- _Aim_
Set the lines down again exactly, first line through the line that contains "import plotly.graph_objects as go", with no pictures.

- _Source data_
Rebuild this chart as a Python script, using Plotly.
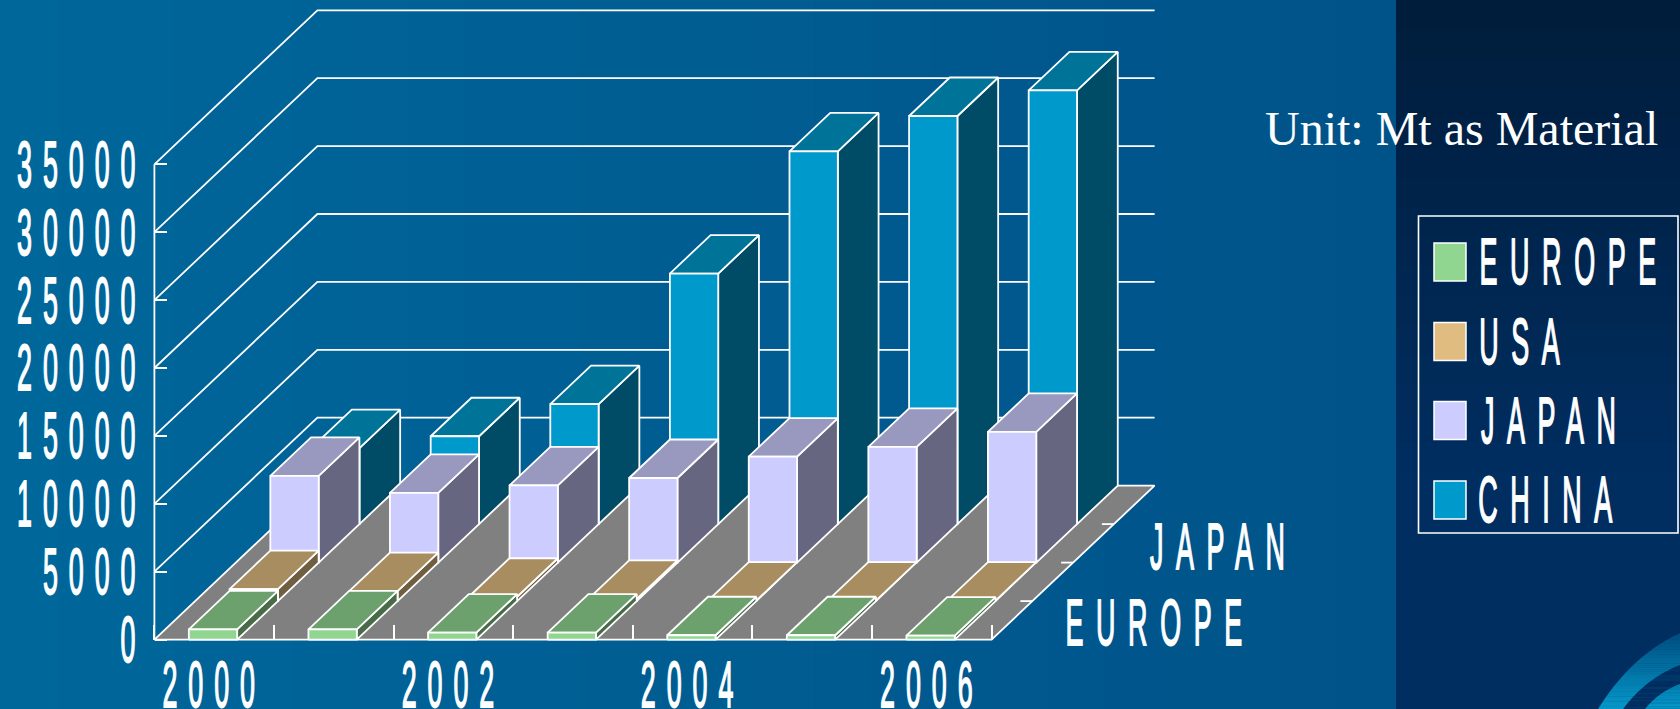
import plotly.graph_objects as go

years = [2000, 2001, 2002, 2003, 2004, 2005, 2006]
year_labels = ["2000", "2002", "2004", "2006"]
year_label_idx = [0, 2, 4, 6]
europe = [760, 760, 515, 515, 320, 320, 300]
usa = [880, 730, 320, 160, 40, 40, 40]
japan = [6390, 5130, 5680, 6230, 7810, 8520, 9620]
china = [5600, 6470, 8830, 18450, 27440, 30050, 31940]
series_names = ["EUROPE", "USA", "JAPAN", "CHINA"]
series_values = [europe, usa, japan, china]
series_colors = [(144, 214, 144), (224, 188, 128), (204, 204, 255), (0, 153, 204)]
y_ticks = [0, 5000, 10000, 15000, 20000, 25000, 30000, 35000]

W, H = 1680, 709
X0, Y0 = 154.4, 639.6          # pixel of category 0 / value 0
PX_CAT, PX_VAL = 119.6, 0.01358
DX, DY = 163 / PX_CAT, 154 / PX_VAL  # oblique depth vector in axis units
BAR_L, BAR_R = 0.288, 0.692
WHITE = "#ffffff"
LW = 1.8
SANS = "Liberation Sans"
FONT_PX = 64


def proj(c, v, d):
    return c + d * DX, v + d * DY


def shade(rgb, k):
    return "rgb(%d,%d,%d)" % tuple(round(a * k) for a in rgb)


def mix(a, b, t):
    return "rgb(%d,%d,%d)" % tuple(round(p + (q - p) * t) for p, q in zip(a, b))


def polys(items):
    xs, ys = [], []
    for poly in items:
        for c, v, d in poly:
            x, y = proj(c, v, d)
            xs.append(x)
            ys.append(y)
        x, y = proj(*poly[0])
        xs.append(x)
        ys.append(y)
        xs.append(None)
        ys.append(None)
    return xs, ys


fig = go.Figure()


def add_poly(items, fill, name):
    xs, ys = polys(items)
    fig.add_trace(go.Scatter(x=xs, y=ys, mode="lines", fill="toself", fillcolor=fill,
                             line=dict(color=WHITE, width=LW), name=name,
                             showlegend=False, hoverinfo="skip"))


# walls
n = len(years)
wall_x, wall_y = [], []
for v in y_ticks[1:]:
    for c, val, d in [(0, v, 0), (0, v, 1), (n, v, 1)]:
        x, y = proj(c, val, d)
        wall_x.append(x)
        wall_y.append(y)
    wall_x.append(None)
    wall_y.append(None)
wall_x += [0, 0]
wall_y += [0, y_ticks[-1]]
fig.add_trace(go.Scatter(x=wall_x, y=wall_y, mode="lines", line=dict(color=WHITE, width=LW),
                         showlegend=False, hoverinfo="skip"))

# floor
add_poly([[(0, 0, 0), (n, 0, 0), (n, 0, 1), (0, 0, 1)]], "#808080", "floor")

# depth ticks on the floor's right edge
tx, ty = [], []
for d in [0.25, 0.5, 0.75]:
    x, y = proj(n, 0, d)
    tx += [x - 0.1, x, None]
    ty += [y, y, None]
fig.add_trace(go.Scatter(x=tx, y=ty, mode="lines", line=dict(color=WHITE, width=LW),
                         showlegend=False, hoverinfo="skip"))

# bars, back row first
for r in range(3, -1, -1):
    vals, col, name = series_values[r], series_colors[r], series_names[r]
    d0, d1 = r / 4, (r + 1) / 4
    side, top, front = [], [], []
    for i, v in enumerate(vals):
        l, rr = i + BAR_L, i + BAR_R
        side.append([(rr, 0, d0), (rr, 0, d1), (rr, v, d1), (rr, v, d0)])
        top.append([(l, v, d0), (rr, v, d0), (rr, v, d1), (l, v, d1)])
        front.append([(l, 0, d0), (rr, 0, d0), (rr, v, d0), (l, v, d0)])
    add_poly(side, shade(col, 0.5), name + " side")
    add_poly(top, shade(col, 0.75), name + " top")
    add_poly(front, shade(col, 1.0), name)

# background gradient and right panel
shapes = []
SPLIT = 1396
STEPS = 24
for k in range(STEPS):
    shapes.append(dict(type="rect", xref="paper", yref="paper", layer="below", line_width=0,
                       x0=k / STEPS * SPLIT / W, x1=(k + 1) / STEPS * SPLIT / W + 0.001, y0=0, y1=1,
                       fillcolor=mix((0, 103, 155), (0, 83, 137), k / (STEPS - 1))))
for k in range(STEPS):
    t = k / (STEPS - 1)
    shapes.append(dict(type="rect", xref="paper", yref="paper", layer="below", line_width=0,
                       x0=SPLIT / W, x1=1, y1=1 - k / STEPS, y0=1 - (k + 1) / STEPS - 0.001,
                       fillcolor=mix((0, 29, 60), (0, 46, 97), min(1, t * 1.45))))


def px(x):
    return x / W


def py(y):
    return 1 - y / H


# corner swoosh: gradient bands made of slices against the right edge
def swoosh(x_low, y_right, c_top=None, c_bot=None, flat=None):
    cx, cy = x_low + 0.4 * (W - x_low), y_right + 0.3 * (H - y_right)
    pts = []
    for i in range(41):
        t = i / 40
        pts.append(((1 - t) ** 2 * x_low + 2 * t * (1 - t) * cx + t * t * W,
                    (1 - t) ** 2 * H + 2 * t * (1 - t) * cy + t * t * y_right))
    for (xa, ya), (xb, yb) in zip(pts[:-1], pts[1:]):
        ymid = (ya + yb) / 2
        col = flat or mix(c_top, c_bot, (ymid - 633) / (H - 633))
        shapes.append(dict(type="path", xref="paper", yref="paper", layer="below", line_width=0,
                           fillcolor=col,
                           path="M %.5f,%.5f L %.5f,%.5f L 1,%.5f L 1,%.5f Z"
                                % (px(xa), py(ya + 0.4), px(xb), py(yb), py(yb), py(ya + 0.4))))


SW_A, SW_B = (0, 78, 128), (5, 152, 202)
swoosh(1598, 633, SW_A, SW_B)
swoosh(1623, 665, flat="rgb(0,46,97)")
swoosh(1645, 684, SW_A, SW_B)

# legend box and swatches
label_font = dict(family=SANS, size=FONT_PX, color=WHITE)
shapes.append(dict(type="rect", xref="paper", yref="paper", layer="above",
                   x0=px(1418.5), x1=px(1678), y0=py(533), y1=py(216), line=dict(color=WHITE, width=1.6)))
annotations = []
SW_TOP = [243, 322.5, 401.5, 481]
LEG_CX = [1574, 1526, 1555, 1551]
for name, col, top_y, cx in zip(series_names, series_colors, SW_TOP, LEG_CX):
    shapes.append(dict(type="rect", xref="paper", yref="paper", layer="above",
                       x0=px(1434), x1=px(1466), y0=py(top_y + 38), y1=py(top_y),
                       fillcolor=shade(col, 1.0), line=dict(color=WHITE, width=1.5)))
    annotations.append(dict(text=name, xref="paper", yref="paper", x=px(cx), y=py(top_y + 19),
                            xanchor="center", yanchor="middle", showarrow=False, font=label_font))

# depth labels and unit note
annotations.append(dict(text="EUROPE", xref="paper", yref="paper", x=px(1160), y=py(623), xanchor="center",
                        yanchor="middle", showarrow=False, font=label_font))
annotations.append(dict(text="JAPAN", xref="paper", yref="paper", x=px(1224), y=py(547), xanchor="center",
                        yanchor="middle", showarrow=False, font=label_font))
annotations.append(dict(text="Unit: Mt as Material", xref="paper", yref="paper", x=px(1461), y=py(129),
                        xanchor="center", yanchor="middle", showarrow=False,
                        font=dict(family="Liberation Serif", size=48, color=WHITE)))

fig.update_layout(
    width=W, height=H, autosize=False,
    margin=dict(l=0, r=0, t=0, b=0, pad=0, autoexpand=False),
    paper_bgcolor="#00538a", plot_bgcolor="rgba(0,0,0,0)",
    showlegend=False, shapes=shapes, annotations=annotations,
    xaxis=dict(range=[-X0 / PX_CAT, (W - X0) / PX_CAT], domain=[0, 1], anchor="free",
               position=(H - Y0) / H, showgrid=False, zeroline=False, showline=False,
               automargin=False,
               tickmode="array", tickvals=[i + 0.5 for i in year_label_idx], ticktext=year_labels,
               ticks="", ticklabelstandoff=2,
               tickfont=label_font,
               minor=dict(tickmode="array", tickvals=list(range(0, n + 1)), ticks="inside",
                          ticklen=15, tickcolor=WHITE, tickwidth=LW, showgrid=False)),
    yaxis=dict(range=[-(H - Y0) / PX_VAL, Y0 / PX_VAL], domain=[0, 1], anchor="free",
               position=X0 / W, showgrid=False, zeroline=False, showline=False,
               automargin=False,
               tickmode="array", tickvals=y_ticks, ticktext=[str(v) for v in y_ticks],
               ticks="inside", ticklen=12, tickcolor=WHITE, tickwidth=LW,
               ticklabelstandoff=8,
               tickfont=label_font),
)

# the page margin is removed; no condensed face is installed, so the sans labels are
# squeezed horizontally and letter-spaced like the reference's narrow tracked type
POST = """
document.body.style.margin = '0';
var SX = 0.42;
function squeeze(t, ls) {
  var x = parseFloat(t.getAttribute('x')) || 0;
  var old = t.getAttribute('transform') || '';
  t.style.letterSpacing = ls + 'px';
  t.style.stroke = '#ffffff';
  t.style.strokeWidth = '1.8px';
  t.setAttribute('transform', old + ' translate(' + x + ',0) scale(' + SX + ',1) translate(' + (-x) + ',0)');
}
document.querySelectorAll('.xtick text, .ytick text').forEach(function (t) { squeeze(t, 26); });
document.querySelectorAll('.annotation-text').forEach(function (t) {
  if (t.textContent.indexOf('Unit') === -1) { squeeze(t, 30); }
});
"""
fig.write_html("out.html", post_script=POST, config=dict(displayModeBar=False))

- _Result of the task_
Rebuild this chart as a Python script, using Plotly.
import plotly.graph_objects as go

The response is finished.